In her second year of college, her English teacher gave her “A’s” on her essays. She urged her to talk to her about writing. This shy girl never did.
After completing one more year of college, this co-ed remembered the gospel she had heard when in grammar school. Before, she thought of herself as a Christian because she believed this truth. At this time, the Holy Spirit made it personal. “Repent. Lynn, you are a sinner. Christ died for your sin. He arose from the dead that you might live. Repent.” She knelt by her bed and Christ came into her heart.
Her life direction changed. After graduating from Whittier College, she went to Bob Jones University. She gave her life to serving Christ in a special ministry. After she received a M.A. in Christian Education, she taught children’s Bible classes and trained adults to teach.
Once she wrote out a book and sent it out to a publisher. She knew nothing about marketing. The book came back and sat in a file drawer.
Many years later she went to Farmington, New Mexico to serve the Navajo Indian. About a year later, she met Leon Wallace at the Navajo mission. They married on December 22, 1970. She gave birth to Lynette on November 1, 1972.
About sixteen years later, the Lord took her husband home on June 22, 1987. Lynn prayed, “Lord, what will I do now?” The next Sunday she attended her brother-in-law’s church. Brother Bill preached on writing. He described her shanty though he had never seen it. Lynn knew the Lord was speaking to her. The pastor loaned her a book. His wife gave her several copies of The Christian Writer. Since July 1987 Lynn has written for her Lord.
If you want to sail calmly on life’s troubled seas, then Lynn Hardy Wallace is the speaker for you. Lynn portrays God’s healing power from depression and shares practical principles from God’s Word. She smiles at people she meets, and the joy from deep within.
Bro. Ron, a missionary to the Navajo, came to speak in Lynn’s church. He said, “What about the Navajo?”
Lynn said, “I’m not called to the Navajo.” In her heart she thought, I am not the one to work with them. Their language is too hard.
The next year Ron returned. He said, “Why don’t you come visit us for a week?”
“Okay,” Lynn said, but she looked forward to a week of vacation, not a commitment.
While there, they visited on the back side of the reservation. A resident of White Rock said, “Yá’át’ééh ,” to Lynn.

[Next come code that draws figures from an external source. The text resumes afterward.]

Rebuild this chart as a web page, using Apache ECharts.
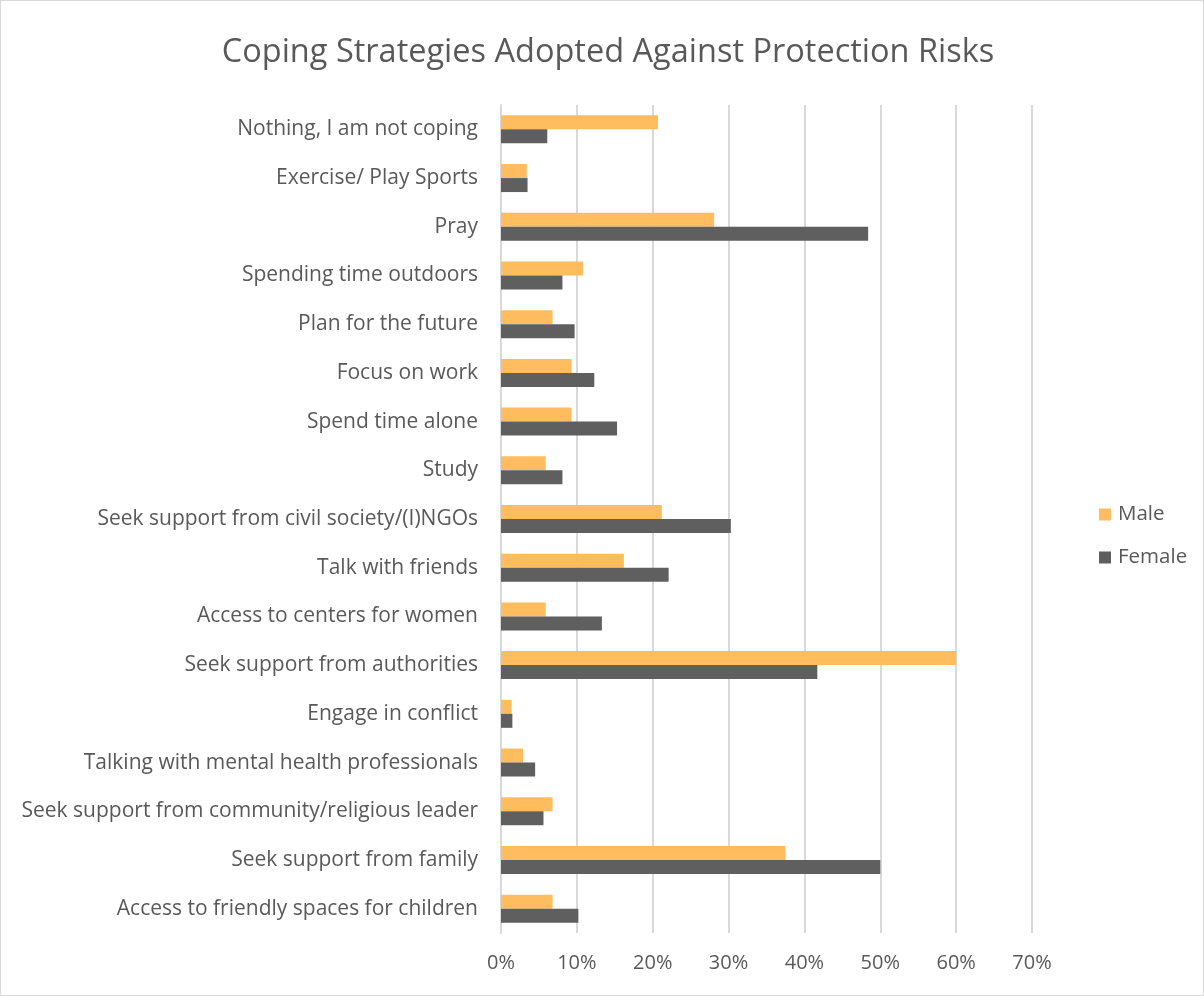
<!DOCTYPE html>
<html>
<head>
<meta charset="utf-8">
<script src="https://cdn.jsdelivr.net/npm/echarts@6/dist/echarts.min.js"></script>
<style>
  html, body { margin: 0; padding: 0; background: #fff; }
  #chart { width: 1204px; height: 996px; box-sizing: border-box; border: 1px solid #d9d9d9; }
</style>
</head>
<body>
<div id="chart"></div>
<script>
// categories, top to bottom as in the picture
const categories = [
  'Nothing, I am not coping',
  'Exercise/ Play Sports',
  'Pray',
  'Spending time outdoors',
  'Plan for the future',
  'Focus on work',
  'Spend time alone',
  'Study',
  'Seek support from civil society/(I)NGOs',
  'Talk with friends',
  'Access to centers for women',
  'Seek support from authorities',
  'Engage in conflict',
  'Talking with mental health professionals',
  'Seek support from community/religious leader',
  'Seek support from family',
  'Access to friendly spaces for children'
];

// percent values
const maleValues = [20.7, 3.4, 28.1, 10.8, 6.8, 9.3, 9.3, 5.9, 21.2, 16.2, 5.9, 60.0, 1.4, 2.9, 6.8, 37.5, 6.8];
const femaleValues = [6.1, 3.5, 48.4, 8.1, 9.7, 12.3, 15.3, 8.1, 30.3, 22.1, 13.3, 41.7, 1.5, 4.5, 5.6, 50.0, 10.2];

const xTicks = [0, 10, 20, 30, 40, 50, 60, 70];

const textColor = '#595959';
const fontFamily = '"Open Sans", Lato, sans-serif';

const chart = echarts.init(document.getElementById('chart'));

const option = {
  backgroundColor: '#fff',
  animation: false,
  textStyle: { fontFamily: fontFamily },
  title: {
    text: 'Coping Strategies Adopted Against Protection Risks',
    left: 602,
    top: 30,
    textAlign: 'center',
    textStyle: { fontSize: 32.5, fontWeight: 'normal', color: textColor, fontFamily: fontFamily }
  },
  legend: {
    orient: 'vertical',
    left: 1093,
    top: 498,
    itemWidth: 12,
    itemHeight: 12,
    itemGap: 22,
    icon: 'rect',
    textStyle: { fontSize: 20.5, color: textColor, fontFamily: fontFamily, padding: [0, 0, 0, 2] },
    data: ['Male', 'Female']
  },
  grid: {
    left: 500,
    right: 171,
    top: 104,
    bottom: 62,
    containLabel: false
  },
  xAxis: {
    type: 'value',
    min: xTicks[0],
    max: xTicks[xTicks.length - 1],
    interval: 10,
    axisLine: { show: false },
    axisTick: { show: false },
    axisLabel: {
      formatter: '{value}%',
      fontSize: 20,
      color: textColor,
      margin: 20,
      fontFamily: fontFamily
    },
    splitLine: { show: true, lineStyle: { color: '#d9d9d9', width: 2 } }
  },
  yAxis: {
    type: 'category',
    inverse: true,
    data: categories,
    axisLine: { show: true, lineStyle: { color: '#d9d9d9', width: 2 } },
    axisTick: { show: false },
    axisLabel: {
      fontSize: 21,
      color: textColor,
      margin: 23,
      fontFamily: fontFamily
    }
  },
  series: [
    {
      name: 'Male',
      type: 'bar',
      data: maleValues,
      barWidth: 14,
      barGap: '0%',
      itemStyle: { color: '#FFBD5F' }
    },
    {
      name: 'Female',
      type: 'bar',
      data: femaleValues,
      barWidth: 14,
      barGap: '0%',
      itemStyle: { color: '#5F5F5F' }
    }
  ]
};

chart.setOption(option);
</script>
</body>
</html>
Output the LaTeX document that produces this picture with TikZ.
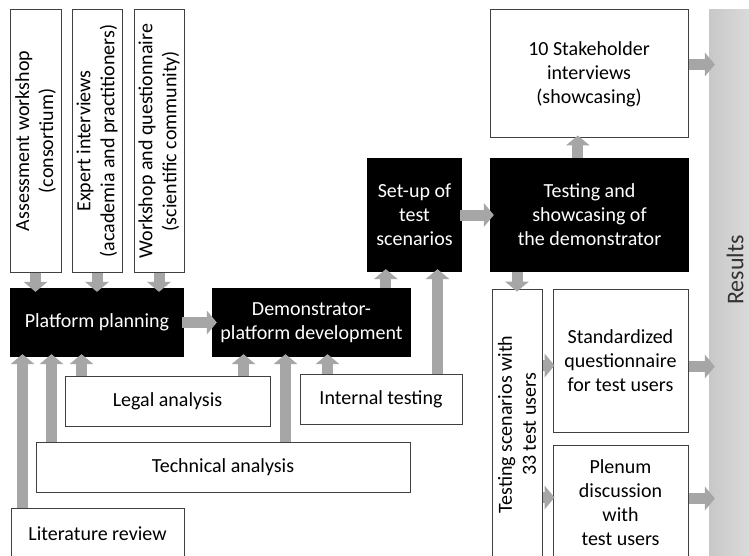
\documentclass[tikz,border=0pt]{standalone}
\usepackage{fontspec}
\setmainfont{Carlito}
\usetikzlibrary{arrows.meta,calc}
\definecolor{arrgray}{HTML}{A6A6A6}
\definecolor{resgrayL}{HTML}{C8C8C8}
\definecolor{resgrayR}{HTML}{DADADA}
\definecolor{edgegray}{HTML}{404040}
\definecolor{restext}{HTML}{333333}
\tikzset{
  txt/.style={font=\fontsize{20}{24}\selectfont},
  wbox/.style={txt, draw=edgegray, line width=1pt, fill=white, inner sep=0pt, align=center},
  bbox/.style={txt, fill=black, text=white, inner sep=0pt, align=center},
  arr/.style={draw=arrgray, line width=11pt, -{Triangle[width=24pt,length=10pt,line width=0pt]}},
}
\begin{document}
\begin{tikzpicture}[x=1pt,y=-1pt]
\useasboundingbox (0,0) rectangle (749,556);
\clip (0,0) rectangle (749,556);
\fill[white] (0,0) rectangle (749,556);

% Results bar
\node[left color=resgrayL, right color=resgrayR, minimum width=40pt, minimum height=560pt, inner sep=0pt] (res) at (729,290) {};
\node[font=\fontsize{24}{28}\selectfont, text=restext, rotate=90] (restxt) at (735,270) {Results};

% top input boxes
\node[wbox, minimum width=51pt, minimum height=262pt] (aw) at (35.5,141) {};
\node[txt, rotate=90, align=center] (awt) at (aw.center) {Assessment workshop\\(consortium)};
\node[wbox, minimum width=50pt, minimum height=262pt] (ei) at (97,141) {};
\node[txt, rotate=90, align=center] (eit) at (ei.center) {Expert interviews\\(academia and practitioners)};
\node[wbox, minimum width=50pt, minimum height=262pt] (wq) at (159,141) {};
\node[txt, rotate=90, align=center] (wqt) at (wq.center) {Workshop and questionnaire\\(scientific community)};

% black process boxes
\node[bbox, minimum width=174pt, minimum height=69pt] (pp) at (97,322.5) {Platform planning};
\node[bbox, minimum width=199pt, minimum height=69pt] (dd) at (311.5,322.5) {Demonstrator-\\platform development};
\node[bbox, minimum width=95pt, minimum height=114pt] (su) at (414.5,215) {Set-up of\\test\\scenarios};
\node[bbox, minimum width=199pt, minimum height=114pt] (ts) at (589.5,215) {Testing and\\showcasing of\\the demonstrator};

% analysis boxes
\node[wbox, minimum width=205pt, minimum height=50pt] (la) at (167.5,401) {Legal analysis};
\node[wbox, minimum width=162pt, minimum height=50pt] (it) at (381,399) {Internal testing};
\node[wbox, minimum width=374pt, minimum height=50pt] (ta) at (223,467) {Technical analysis};
\node[wbox, minimum width=173pt, minimum height=52pt] (lr) at (97.5,534) {Literature review};

% right boxes
\node[wbox, minimum width=198pt, minimum height=128pt] (sh) at (589,74) {10 Stakeholder\\interviews\\(showcasing)};
\node[wbox, minimum width=50pt, minimum height=271pt] (tu) at (517,424.5) {};
\node[txt, rotate=90, align=center] (tut) at (tu.center) {Testing scenarios with\\33 test users};
\node[wbox, minimum width=135pt, minimum height=143pt] (sq) at (620.5,360.5) {Standardized\\questionnaire\\for test users};
\node[wbox, minimum width=135pt, minimum height=115pt] (pd) at (620.5,502.5) {Plenum\\discussion\\with\\test users};

% connector anchor points
\coordinate (c1) at ($(lr.north west)+(12,0)$);
\coordinate (c2) at ($(ta.north west)+(16,0)$);
\coordinate (c3) at ($(la.north west)+(17,0)$);
\coordinate (c4) at ($(la.north west)+(179,0)$);
\coordinate (c5) at ($(ta.north west)+(250,0)$);
\coordinate (c6) at ($(it.north west)+(28,0)$);
\coordinate (c7) at ($(dd.north west)+(174,0)$);
\coordinate (c8) at ($(it.north west)+(138,0)$);
\coordinate (c9) at ($(ts.north west)+(88,0)$);
\coordinate (c10) at ($(tu.north east)+(0,77)$);
\coordinate (c11) at ($(tu.north east)+(0,209)$);
\coordinate (c12) at ($(sh.north east)+(0,55)$);
\coordinate (c13) at ($(sq.north east)+(0,78)$);
\coordinate (c14) at ($(pd.north east)+(0,54)$);

% arrows
\draw[arr, shorten >=-4pt] (aw.south) -- (aw.south |- pp.north);
\draw[arr, shorten >=-4pt] (ei.south) -- (ei.south |- pp.north);
\draw[arr, shorten >=-4pt] (wq.south) -- (wq.south |- pp.north);
\draw[arr, shorten <=-2pt, shorten >=-5pt] (pp.east) -- (dd.west);
\draw[arr, shorten >=-3pt] (c1) -- (c1 |- pp.south);
\draw[arr, shorten >=-3pt] (c2) -- (c2 |- pp.south);
\draw[arr, shorten >=-3pt] (c3) -- (c3 |- pp.south);
\draw[arr, shorten >=-3pt] (c4) -- (c4 |- dd.south);
\draw[arr, shorten >=-3pt] (c5) -- (c5 |- dd.south);
\draw[arr, shorten >=-3pt] (c6) -- (c6 |- dd.south);
\draw[arr, shorten >=-3pt] (c7) -- (c7 |- su.south);
\draw[arr, shorten >=-3pt] (c8) -- (c8 |- su.south);
\draw[arr, shorten <=-2pt, shorten >=-4pt] (su.east |- ts.west) -- (ts.west);
\draw[arr, shorten >=-3pt] (c9) -- (c9 |- sh.south);
\draw[arr, shorten >=-3pt] (ts.south -| tu.north) -- (tu.north);
\draw[arr, shorten >=-2pt] (c10) -- (c10 -| sq.west);
\draw[arr, shorten >=-2pt] (c11) -- (c11 -| pd.west);
\draw[arr, shorten >=-6pt] (c12) -- (c12 -| res.west);
\draw[arr, shorten >=-6pt] (c13) -- (c13 -| res.west);
\draw[arr, shorten >=-6pt] (c14) -- (c14 -| res.west);
\end{tikzpicture}
\end{document}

She answered, “Yá’át’ééh.” On the way home Lynn asked the missionary, “Does yá’át’ééh mean ‘hello’?
He replied, “You’re a pretty good Navajo.”
Only one word, but with it God answered one of Lynn’s arguments, “I could never learn the language.”
Lynn’s last night there, she was in the guest room with her Bible. She turned to Isaiah 42:6-7: “I the Lord have called thee…to open the blind eyes, to bring out the prisoners from the prison, and them that sit in darkness out of the prison house.”
Navajos are blinded to the truth; they sit in the prison house of sin; they sit in darkness. God spoke to Lynn from these words. She could no longer argue, “God has not called me to the Navajo.”
Lynn went to the Navajo. While there, she met a certain man, Leon Wallace. They wed, and God gave them a child, Lynette.
After God took Leon home, He called Lynn to write for Him.